The Internal Revenue Service (IRS) signed an enormous image deal with IBM’s Federal Systems Division which was sold in March to Loral Corp. (Gaithersburg, MD) for $1.57 billion.

It is a $1.3 billion contract to turn billion of pages into electronic images on optical disks. The 15-year contract is part of a long-term tax modernization program that may cost as much as $12 billion.

Eastman Kodak is the main subcontractor of Loral for the shipments of scanners, 14-inch drives, jukeboxes and WORM media.

Kodak Ibm Irs

Kodak will earn several hundred million dollars from the contract over its 15-year life,” said the Rochester company.

According to R. Jack Harshbarger, GM, mass storage products, EIPC at Eastman Kodak in Rochester, NY, it will take close to 4 years to build the system that will require hundreds of jukeboxes.

The IRS plans to implement the Document Processing System (DPS) in phases, ultimately outfitting the IRS Detroit Computing Center and each of 10 IRS Service Centers. Full operation in Detroit is scheduled for 1997, with the contract providing operations and maintenance through the first decade of the next century. As of the year 2001, it will cover 312 million forms a year.

This agreement is a real lifesaver for Kodak which scores an important point in front of its 12-inch WORM competitors like Sony, Hitachi, LMS or ATG Cygnet.

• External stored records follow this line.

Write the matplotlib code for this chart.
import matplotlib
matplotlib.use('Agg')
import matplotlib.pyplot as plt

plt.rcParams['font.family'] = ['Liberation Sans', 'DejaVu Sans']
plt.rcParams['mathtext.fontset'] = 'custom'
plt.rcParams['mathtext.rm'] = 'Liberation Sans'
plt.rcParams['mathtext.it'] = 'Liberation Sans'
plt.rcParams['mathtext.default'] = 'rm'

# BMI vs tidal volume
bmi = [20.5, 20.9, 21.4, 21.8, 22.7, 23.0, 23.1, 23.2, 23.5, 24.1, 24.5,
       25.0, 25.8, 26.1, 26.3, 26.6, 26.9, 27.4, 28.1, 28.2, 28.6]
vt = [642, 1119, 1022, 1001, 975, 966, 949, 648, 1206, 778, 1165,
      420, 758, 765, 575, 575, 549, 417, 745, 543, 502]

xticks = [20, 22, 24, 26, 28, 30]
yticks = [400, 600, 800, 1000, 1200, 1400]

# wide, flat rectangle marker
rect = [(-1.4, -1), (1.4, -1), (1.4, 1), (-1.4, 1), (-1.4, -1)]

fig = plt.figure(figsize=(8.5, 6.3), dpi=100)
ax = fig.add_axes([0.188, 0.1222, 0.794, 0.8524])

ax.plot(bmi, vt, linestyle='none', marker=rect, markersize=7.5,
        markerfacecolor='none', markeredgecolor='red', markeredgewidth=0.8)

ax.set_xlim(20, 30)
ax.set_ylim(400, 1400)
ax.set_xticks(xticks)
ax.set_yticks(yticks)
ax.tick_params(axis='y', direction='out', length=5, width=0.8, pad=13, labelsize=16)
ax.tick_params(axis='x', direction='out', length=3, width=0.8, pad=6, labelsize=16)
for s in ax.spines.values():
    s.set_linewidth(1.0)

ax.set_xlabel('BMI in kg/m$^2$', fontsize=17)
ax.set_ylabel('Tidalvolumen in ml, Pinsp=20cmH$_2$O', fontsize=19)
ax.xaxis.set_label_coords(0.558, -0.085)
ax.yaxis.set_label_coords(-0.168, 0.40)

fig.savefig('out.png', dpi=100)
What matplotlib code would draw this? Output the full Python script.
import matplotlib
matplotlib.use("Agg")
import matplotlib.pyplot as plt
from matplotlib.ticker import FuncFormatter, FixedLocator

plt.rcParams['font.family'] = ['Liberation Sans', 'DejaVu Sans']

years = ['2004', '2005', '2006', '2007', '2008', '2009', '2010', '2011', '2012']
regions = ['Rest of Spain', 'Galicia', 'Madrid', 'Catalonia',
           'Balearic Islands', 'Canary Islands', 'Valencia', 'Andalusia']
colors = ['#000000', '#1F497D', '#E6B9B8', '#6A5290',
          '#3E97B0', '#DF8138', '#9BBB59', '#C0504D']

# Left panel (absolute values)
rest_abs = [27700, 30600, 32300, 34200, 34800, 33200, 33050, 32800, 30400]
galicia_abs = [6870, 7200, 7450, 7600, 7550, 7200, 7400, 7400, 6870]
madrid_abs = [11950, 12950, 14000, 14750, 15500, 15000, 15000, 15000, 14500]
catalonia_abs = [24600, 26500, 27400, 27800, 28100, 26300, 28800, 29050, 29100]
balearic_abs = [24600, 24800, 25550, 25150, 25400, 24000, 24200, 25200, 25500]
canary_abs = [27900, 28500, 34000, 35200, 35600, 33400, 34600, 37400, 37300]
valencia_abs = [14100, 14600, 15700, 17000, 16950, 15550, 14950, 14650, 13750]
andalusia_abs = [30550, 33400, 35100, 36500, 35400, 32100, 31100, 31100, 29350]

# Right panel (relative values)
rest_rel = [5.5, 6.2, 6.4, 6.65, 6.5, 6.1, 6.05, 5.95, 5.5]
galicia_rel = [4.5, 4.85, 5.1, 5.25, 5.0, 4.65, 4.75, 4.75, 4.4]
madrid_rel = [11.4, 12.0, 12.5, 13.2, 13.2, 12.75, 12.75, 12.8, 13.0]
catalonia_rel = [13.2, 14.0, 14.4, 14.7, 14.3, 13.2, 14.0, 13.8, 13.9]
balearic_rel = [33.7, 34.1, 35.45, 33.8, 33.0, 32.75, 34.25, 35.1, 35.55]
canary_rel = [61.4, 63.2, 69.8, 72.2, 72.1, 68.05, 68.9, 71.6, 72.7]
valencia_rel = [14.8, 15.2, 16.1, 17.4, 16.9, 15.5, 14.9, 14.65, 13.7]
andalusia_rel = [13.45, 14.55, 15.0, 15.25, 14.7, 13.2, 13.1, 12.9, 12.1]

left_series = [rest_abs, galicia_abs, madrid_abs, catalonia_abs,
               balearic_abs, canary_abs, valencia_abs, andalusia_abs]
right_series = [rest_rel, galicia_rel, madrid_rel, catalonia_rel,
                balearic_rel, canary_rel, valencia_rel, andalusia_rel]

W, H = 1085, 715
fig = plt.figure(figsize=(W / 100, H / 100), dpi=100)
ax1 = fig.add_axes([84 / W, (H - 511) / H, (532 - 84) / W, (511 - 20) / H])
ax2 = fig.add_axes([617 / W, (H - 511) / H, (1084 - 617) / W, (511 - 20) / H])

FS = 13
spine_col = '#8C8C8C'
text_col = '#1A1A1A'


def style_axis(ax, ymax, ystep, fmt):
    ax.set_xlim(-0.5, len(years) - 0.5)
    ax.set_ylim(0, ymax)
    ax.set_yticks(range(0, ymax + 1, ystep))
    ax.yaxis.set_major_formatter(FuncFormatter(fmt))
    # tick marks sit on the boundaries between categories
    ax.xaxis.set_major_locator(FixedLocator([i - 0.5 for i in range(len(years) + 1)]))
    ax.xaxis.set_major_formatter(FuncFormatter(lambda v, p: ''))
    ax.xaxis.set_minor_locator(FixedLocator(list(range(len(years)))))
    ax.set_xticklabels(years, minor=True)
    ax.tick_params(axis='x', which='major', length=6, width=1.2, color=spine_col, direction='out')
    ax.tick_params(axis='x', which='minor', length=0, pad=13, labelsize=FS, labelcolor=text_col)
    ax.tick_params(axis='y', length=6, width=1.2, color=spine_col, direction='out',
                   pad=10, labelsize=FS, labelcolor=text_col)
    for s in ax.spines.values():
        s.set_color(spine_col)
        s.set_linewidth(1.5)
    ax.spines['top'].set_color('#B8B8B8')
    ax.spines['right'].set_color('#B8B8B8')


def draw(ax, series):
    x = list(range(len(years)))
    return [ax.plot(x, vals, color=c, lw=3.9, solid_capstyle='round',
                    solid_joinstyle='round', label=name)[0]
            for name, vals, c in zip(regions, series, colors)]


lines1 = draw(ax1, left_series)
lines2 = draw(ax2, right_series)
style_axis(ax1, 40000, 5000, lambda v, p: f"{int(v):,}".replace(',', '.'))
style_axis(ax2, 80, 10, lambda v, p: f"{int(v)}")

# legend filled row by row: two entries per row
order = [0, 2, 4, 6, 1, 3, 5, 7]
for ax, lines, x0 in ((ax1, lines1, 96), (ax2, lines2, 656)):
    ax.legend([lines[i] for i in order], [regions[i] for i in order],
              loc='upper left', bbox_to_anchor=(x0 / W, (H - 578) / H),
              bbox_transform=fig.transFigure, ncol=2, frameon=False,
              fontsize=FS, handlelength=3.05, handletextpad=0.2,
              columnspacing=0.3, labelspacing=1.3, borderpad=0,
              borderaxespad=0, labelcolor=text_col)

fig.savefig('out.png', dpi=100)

Until now, Kodak’s 14-inch WORM, marketed for several years, had hardly been successful (only half dozen sold in Europe for example). Even if the US company managed to get its media standardized, customers were scarce for a proprietary technology since Kodak is the only manufacturer of the media, the drive and the jukebox. We imagine that IRS has taken serious guarantees on the duration of the 14-inch media activities from Eastman Kodak which is in fact actively launching the product again since its agreement with IRS.

Evolution will keep on. Harshbarger already promises for the 2H94 a WORM disk that should grow from 10.2GB (6.8GB at its beginning) to 13 or 15GB. The 14-inch WORM, which seemed left behind, is again in the act.

And now Kodak has in its catalog a new series of System 2000 jukeboxes. The base unit is confiqurable with 15, 25, or 50 media slots. A media expansion module features an additional 84 media slots for a maximum capacity of 1.366GB.